Skip to content

Vision-Language Models (VLM)

This section details how to evaluate Vision-Language Model (VLM) benchmarks that require both text and image understanding.

VLM-specific features

VLM evaluation uses the standard vllm server type with multimodal support:

  • Automatically converts local image paths to base64 data URLs
  • Supports HTTP/HTTPS image URLs and pre-encoded base64 data URLs
  • Works seamlessly with any vLLM-supported VLM model

Prompt configuration

VLM prompts support two additional fields in the prompt config YAML:

image_field: image_path    # Field name in the input data containing the image path
image_position: before     # "before" or "after" - where to place image relative to text

For example, the MMMU-Pro prompt config:

image_field: image_path
image_position: before

user: |-
  Answer the following multiple choice question. The last line of your response should be in the following format: 'Answer: A/B/C/D/E/F/G/H/I/J' (e.g. 'Answer: A').

  {problem}

Image path resolution

The image_path field in input data supports multiple formats:

Format Example Behavior
Relative path images/test.png Resolved relative to input JSONL directory
Absolute path /data/images/test.png Used directly
HTTP URL https://example.com/img.png Passed through to vLLM
Data URL data:image/png;base64,... Passed through to vLLM

Supported benchmarks

mmmu-pro

MMMU-Pro is a robust multi-discipline multimodal understanding benchmark from the MMMU team.

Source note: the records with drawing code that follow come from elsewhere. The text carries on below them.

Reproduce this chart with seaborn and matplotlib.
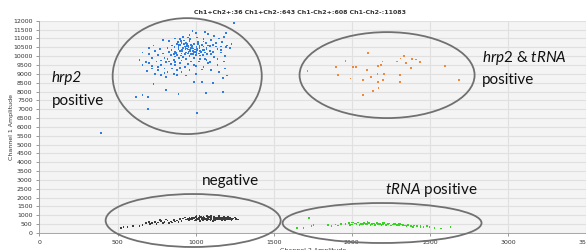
import numpy as np
import pandas as pd
import matplotlib
matplotlib.use("Agg")
import matplotlib.pyplot as plt
from matplotlib.patches import Ellipse
import seaborn as sns

# droplets (Channel 2 amplitude, Channel 1 amplitude)
hrp2_x = [900, 920, 940, 960, 980, 1000, 950, 970, 930, 910, 890, 1010, 1030, 1050, 870, 990, 1020, 960, 940, 900,
          880, 1060, 1040, 1000, 920, 970, 950, 985, 915, 935, 955, 1005, 1025, 865, 845, 1070, 1080, 1015, 960, 905,
          880, 850, 1045, 1090, 990, 940, 895, 860, 830, 820,
          870, 920, 960, 1010, 1050, 1100, 1120, 1150, 1080, 1000, 950, 900, 830, 790, 1180, 1194, 1060, 980, 1130, 1170,
          1200, 1220, 1160, 1110, 1140, 1100, 1120, 1160, 1190, 1230,
          640, 660, 700, 720, 750, 780, 800, 760, 720, 690, 740, 780, 820, 850, 870, 830, 800, 860, 900, 930,
          960, 990, 1020, 1050, 1080, 1000, 940, 880, 1100, 1140, 1150, 1190, 1200, 760, 700, 660, 740, 790, 810, 880,
          910, 970, 1030, 1070, 950, 860, 810, 770, 730, 700,
          660, 697, 730, 810, 890, 697, 1008, 1065, 1175, 1175, 1112, 1040, 990, 1245, 392, 620, 1195,
          875, 895, 915, 935, 955, 975, 995, 1015, 1035, 1055, 1075, 885, 905, 925, 945, 965, 985, 1005, 1025, 1045,
          1065, 870, 890, 910, 930, 950, 970, 990, 1010, 1030, 1050, 1070, 1090, 925, 945, 965, 985, 1005, 945, 965,
          780, 820, 840, 760, 900, 1110, 1130, 1160, 1090, 1060, 720, 680, 800, 840, 1000, 1040, 1140, 1180, 870, 910]
hrp2_y = [10300, 10450, 10200, 10350, 10500, 10250, 10600, 10100, 10550, 10150, 10400, 10400, 10300, 10550, 10250,
          10700, 10150, 10000, 10750, 10650, 10050, 10200, 10650, 10050, 9950, 10450, 10150, 10300, 10350, 10400,
          10500, 10550, 10450, 10500, 10350, 10400, 10600, 10800, 10850, 10850, 10700, 10600, 10050, 10300, 9900,
          9850, 9900, 10100, 10250, 10450,
          11000, 11100, 11200, 11050, 10950, 10900, 11150, 11000, 11250, 11300, 11050, 10950, 10850, 10900, 11100,
          11300, 11350, 11400, 10750, 10800, 10600, 10450, 10550, 10650, 10400, 10100, 9950, 10200, 10000, 10700,
          9800, 9500, 9600, 9900, 9700, 9500, 9300, 9200, 9300, 9150, 9000, 8950, 9100, 9300, 9500, 9700, 9900, 9800,
          9600, 9400, 9200, 9500, 9700, 9400, 9600, 9000, 8900, 8950, 9200, 9500, 9100, 9300, 8900, 10050, 10100,
          10200, 10300, 10150, 9650, 9200, 9100, 9700, 9850, 9800, 9550, 9000, 8800, 10400, 10600, 10450,
          7800, 7680, 8420, 8080, 7850, 7000, 6780, 7910, 7970, 8760, 8475, 8530, 8530, 11870, 5670, 7700, 10500,
          10180, 10620, 10280, 10480, 10230, 10580, 10380, 10680, 10230, 10330, 10130, 10780, 10030, 10680, 10430,
          10280, 10130, 10480, 10580, 10330, 10730, 9980, 10530, 10730, 10130, 10380, 10630, 10230, 10330, 10030,
          10830, 10480, 10580, 10880, 10580, 10980, 10430, 10180, 10680, 10330,
          9750, 9850, 10050, 9400, 9350, 10250, 10550, 10350, 9650, 9850, 9450, 9650, 9050, 9550, 9450, 9250,
          9850, 9700, 9650, 9750]

both_x = [1717, 1960, 1900, 1914, 1992, 2010, 2027, 2103, 2097, 2071, 2124, 2169, 2186, 2196, 2164, 2205, 2169,
          2201, 2171, 2135, 2071, 2292, 2312, 2333, 2345, 2381, 2385, 2411, 2439, 2307, 2311, 2596, 2689]
both_y = [9150, 9720, 9380, 8930, 8740, 9400, 9400, 10190, 9210, 8640, 8830, 9450, 9490, 9700, 9000, 8970, 8550,
          8640, 8210, 8010, 7800, 9700, 9870, 10020, 9600, 9320, 9850, 9810, 9660, 8930, 8530, 9440, 8660]

neg_x = [900, 920, 940, 960, 980, 1000, 1020, 1040, 1060, 1080, 1100, 1120, 1140, 1160, 1180, 1200, 1220, 1240,
         1260, 1000, 1050, 1100, 1150, 1070, 1110, 1030, 960, 1190, 1230, 1130, 1090, 1010, 970, 930, 1180, 1210,
         1065, 1085, 1150, 1170, 1045, 1125, 1095, 990, 950, 1075, 1025, 1250, 1270, 880,
         860, 840, 820, 800, 780, 760, 740, 720, 700, 850, 870, 830, 790, 750, 710, 770, 810, 890, 910, 680,
         523, 538, 564, 640, 660, 600,
         950, 965, 980, 995, 1010, 1025, 1040, 1055, 1070, 1085, 1100, 1115, 1130, 1145, 1160, 1175, 1190, 1205,
         1220, 1235, 955, 975, 995, 1015, 1035, 1055, 1075, 1095, 1115, 1135, 1155, 1175, 1195, 1215, 1005, 1045,
         1085, 1125, 1165, 1205, 1060, 1080, 1100, 1120, 1140, 1020, 1040, 1160, 1180, 1200]
neg_y = [780, 820, 760, 850, 800, 740, 880, 800, 760, 840, 800, 900, 760, 830, 790, 860, 780, 820, 800, 900,
         920, 950, 940, 700, 680, 680, 700, 720, 740, 860, 880, 820, 780, 880, 900, 930, 820, 760, 810, 700, 860,
         790, 720, 860, 820, 980, 960, 880, 760, 700,
         720, 650, 700, 620, 680, 600, 640, 580, 620, 600, 650, 560, 560, 520, 520, 720, 760, 620, 680, 560,
         300, 355, 320, 410, 450, 380,
         810, 770, 830, 870, 780, 840, 760, 870, 800, 910, 770, 840, 810, 880, 760, 850, 820, 760, 840, 800,
         740, 860, 700, 770, 900, 830, 720, 860, 740, 830, 880, 760, 850, 800, 940, 740, 890, 700, 870, 900,
         800, 790, 830, 810, 790, 800, 830, 780, 820, 790]

trna_x = [1960, 1980, 2000, 2020, 2040, 2060, 2080, 2100, 2120, 2140, 2160, 2180, 2200, 2220, 2240, 2260, 2280,
          2300, 2320, 2340, 2360, 2380, 2400, 2420, 2440, 2460, 2480, 2000, 2050, 2100, 2150, 2200, 2250, 2300,
          2350, 2070, 2110, 2130, 2170, 2190, 2210, 2230, 2270, 2290, 2310, 2330, 2030, 2090, 1990, 2010,
          1647, 1690, 1728, 1742, 1755, 1850, 1870, 1895, 1910, 1930, 2498, 2530, 2570, 2632, 2440, 2390]
trna_y = [520, 560, 480, 540, 600, 500, 560, 520, 470, 540, 580, 500, 520, 460, 540, 480, 500, 440, 480, 420,
          460, 400, 420, 380, 400, 360, 380, 600, 450, 620, 440, 600, 420, 540, 380, 530, 580, 510, 530, 460, 560,
          500, 530, 470, 520, 450, 500, 490, 450, 590,
          280, 300, 830, 395, 450, 450, 380, 480, 420, 520, 320, 300, 260, 320, 330, 350]

y_ticks = list(range(0, 12001, 500))
x_ticks = [0, 500, 1000, 1500, 2000, 2500, 3000, 3500]
counts_title = "Ch1+Ch2+:36 Ch1+Ch2-:643 Ch1-Ch2+:608 Ch1-Ch2-:11083"

df = pd.concat([
    pd.DataFrame({"ch2": hrp2_x, "ch1": hrp2_y, "grp": "hrp2"}),
    pd.DataFrame({"ch2": both_x, "ch1": both_y, "grp": "both"}),
    pd.DataFrame({"ch2": neg_x, "ch1": neg_y, "grp": "neg"}),
    pd.DataFrame({"ch2": trna_x, "ch1": trna_y, "grp": "trna"}),
])
pal = {"hrp2": "#2f7de1", "both": "#f0883a", "neg": "#3c3c3c", "trna": "#35d421"}

sns.set_style("ticks")
plt.rcParams["font.family"] = ["DejaVu Sans"]
plt.rcParams["mathtext.fontset"] = "custom"
plt.rcParams["mathtext.it"] = "Lato:italic"
plt.rcParams["mathtext.rm"] = "Lato"

fig = plt.figure(figsize=(5.86, 2.5), dpi=100)
ax = fig.add_axes([0.0674, 0.068, 1 - 0.0674, 0.849])
ax.set_facecolor("#f4f4f4")

sns.scatterplot(data=df, x="ch2", y="ch1", hue="grp", palette=pal, marker="s", s=1.6,
                linewidth=0, legend=False, ax=ax, zorder=3)

ax.set_xlim(0, 3481)
ax.set_ylim(0, 12000)
ax.set_xticks(x_ticks)
ax.set_yticks(y_ticks)
ax.set_xticklabels([str(t) for t in x_ticks], fontsize=4.5, color="#333333")
ax.set_yticklabels([str(t) for t in y_ticks], fontsize=4.5, color="#333333")
ax.tick_params(length=2, width=0.6, color="#888888", pad=3)
ax.grid(True, color="#e0e0e0", linewidth=0.8, zorder=0)
ax.set_axisbelow(True)
for s in ["top", "right"]:
    ax.spines[s].set_visible(False)
ax.spines["left"].set_color("#999999")
ax.spines["bottom"].set_color("#999999")
ax.spines["left"].set_linewidth(0.6)
ax.spines["bottom"].set_linewidth(0.6)
ax.set_xlabel("Channel 2 Amplitude", fontsize=4.5, color="#333333", labelpad=2)
ax.set_ylabel("Channel 1 Amplitude", fontsize=4.5, color="#333333")
ax.yaxis.set_label_coords(-0.046, 0.5)

# gating ellipses
for cx, cy, w, h in [(946, 8870, 955, 6554), (2226, 8927, 1121, 4860),
                     (984, 706, 1121, 2995), (2194, 565, 1274, 2260)]:
    ax.add_patch(Ellipse((cx, cy), w, h, fill=False, edgecolor="#707070", lw=1.3,
                         clip_on=False, zorder=4))

tf = ["Lato", "DejaVu Sans"]
ax.text(80, 8750, "hrp2", fontsize=11, style="italic", family=tf, va="center", color="#111111")
ax.text(80, 7450, "positive", fontsize=11, family=tf, va="center", color="#111111")
ax.text(1220, 2938, "negative", fontsize=11, family=tf, ha="center", va="center", color="#111111")
ax.text(2506, 2430, "$\\it{tRNA}$ positive", fontsize=11, family=tf, ha="center", va="center", color="#111111")
ax.text(2831, 9890, "$\\it{hrp2}$ & $\\it{tRNA}$", fontsize=11, family=tf, va="center", color="#111111")
ax.text(2831, 8645, "positive", fontsize=11, family=tf, va="center", color="#111111")

fig.text(300 / 586, 1 - 13 / 250, counts_title, fontsize=4.5, ha="center", va="center",
         color="#333333", fontweight="bold")

fig.savefig("out.png", dpi=100)
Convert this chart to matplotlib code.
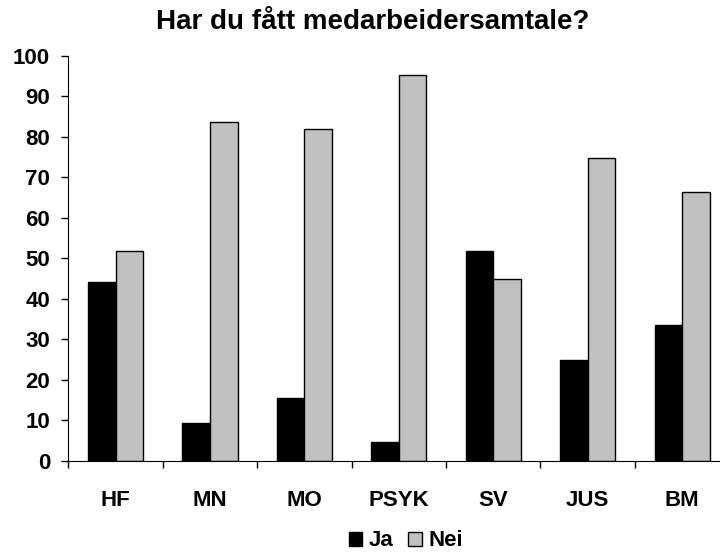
import numpy as np
import matplotlib.pyplot as plt

plt.rcParams['font.family'] = ['Liberation Sans', 'DejaVu Sans']
plt.rcParams['font.weight'] = 'bold'

categories = ["HF", "MN", "MO", "PSYK", "SV", "JUS", "BM"]
ja = [44.2, 9.3, 15.5, 4.6, 51.7, 24.8, 33.5]
nei = [51.7, 83.8, 81.9, 95.3, 44.9, 74.8, 66.4]

fig = plt.figure(figsize=(7.2, 5.52), dpi=100)
# axes runs slightly past the right edge, like the original
ax = fig.add_axes([68.3 / 720, 91.3 / 552, 661 / 720, 404.7 / 552])

x = np.arange(len(categories))
w = 0.292
ax.bar(x - w / 2, ja, w, color='black', edgecolor='black', linewidth=1, label='Ja')
ax.bar(x + w / 2, nei, w, color='#c0c0c0', edgecolor='black', linewidth=1, label='Nei')

ax.set_xlim(-0.5, len(categories) - 0.5)
ax.set_ylim(0, 100)
ax.set_yticks(range(0, 101, 10))
ax.set_xticks(x)
ax.set_xticklabels(categories)
ax.set_xticks(np.arange(-0.5, len(categories), 1), minor=True)
ax.tick_params(axis='x', which='major', length=0, pad=21, labelsize=16)
ax.tick_params(axis='x', which='minor', length=5, width=1, direction='out')
ax.tick_params(axis='y', length=5, width=1, direction='out', labelsize=16, pad=8)

for s in ['top', 'right']:
    ax.spines[s].set_visible(False)

# title is centred on the visible chart, not on the axes
fig.text(373 / 720, 1 - 22 / 552, 'Har du fått medarbeidersamtale?',
         fontsize=20, fontweight='bold', ha='center', va='center')

fig.legend(loc='center', bbox_to_anchor=(406 / 720, 1 - 541 / 552), ncol=2,
           frameon=False, fontsize=16, handlelength=0.6, handleheight=0.6,
           handletextpad=0.32, columnspacing=0.64, borderpad=0)

fig.savefig('out.png', dpi=100)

It evaluates VLMs on expert-level tasks across various academic disciplines using the "vision" configuration where images are critical for problem-solving.

Preparing data

VLM benchmarks require image files which need to be downloaded separately:

ns prepare_data mmmu-pro --data_dir=/workspace/ns-data --cluster=<cluster>

Running evaluation

For standard instruction-following VLMs (e.g., Qwen3-VL-4B-Instruct):

from nemo_skills.pipeline.cli import wrap_arguments, eval

eval(
    ctx=wrap_arguments("++inference.temperature=0 ++inference.tokens_to_generate=16384"),
    cluster="slurm",
    output_dir="/workspace/mmmu-pro-eval",
    server_type="vllm",
    server_gpus=1,
    model="Qwen/Qwen3-VL-4B-Instruct",
    benchmarks="mmmu-pro",
    data_dir="/workspace/ns-data",
)
Alternative: Command-line usage
ns eval \
    --cluster=slurm \
    --output_dir=/workspace/mmmu-pro-eval \
    --server_type=vllm \
    --server_gpus=1 \
    --model=Qwen/Qwen3-VL-4B-Instruct \
    --benchmarks=mmmu-pro \
    --data_dir=/workspace/ns-data \
    "++inference.temperature=0" \
    "++inference.tokens_to_generate=16384"

For reasoning-enhanced VLMs (e.g., Qwen3-VL-30B-A3B-Thinking):

from nemo_skills.pipeline.cli import wrap_arguments, eval

eval(
    ctx=wrap_arguments("++inference.temperature=0.7 ++inference.tokens_to_generate=131072"),
    cluster="slurm",
    output_dir="/workspace/mmmu-pro-eval",
    server_type="vllm",
    server_gpus=8,
    model="/hf_models/Qwen3-VL-30B-A3B-Thinking",
    benchmarks="mmmu-pro",
    data_dir="/workspace/ns-data",
)
Alternative: Command-line usage
ns eval \
    --cluster=slurm \
    --output_dir=/workspace/mmmu-pro-eval \
    --server_type=vllm \
    --server_gpus=8 \
    --model=/hf_models/Qwen3-VL-30B-A3B-Thinking \
    --benchmarks=mmmu-pro \
    --data_dir=/workspace/ns-data \
    "++inference.temperature=0.7" \
    "++inference.tokens_to_generate=131072"

vLLM configuration tips

Based on vLLM VLM documentation:

  • For image-only inference, add --limit-mm-per-prompt.video 0 to save memory
  • Set --max-model-len 128000 for most use cases (default 262K consumes more memory)
  • Use --async-scheduling for better performance

These can be passed via server_args:

eval(
    server_args="--limit-mm-per-prompt.video 0 --max-model-len 128000 --async-scheduling",
    ...
)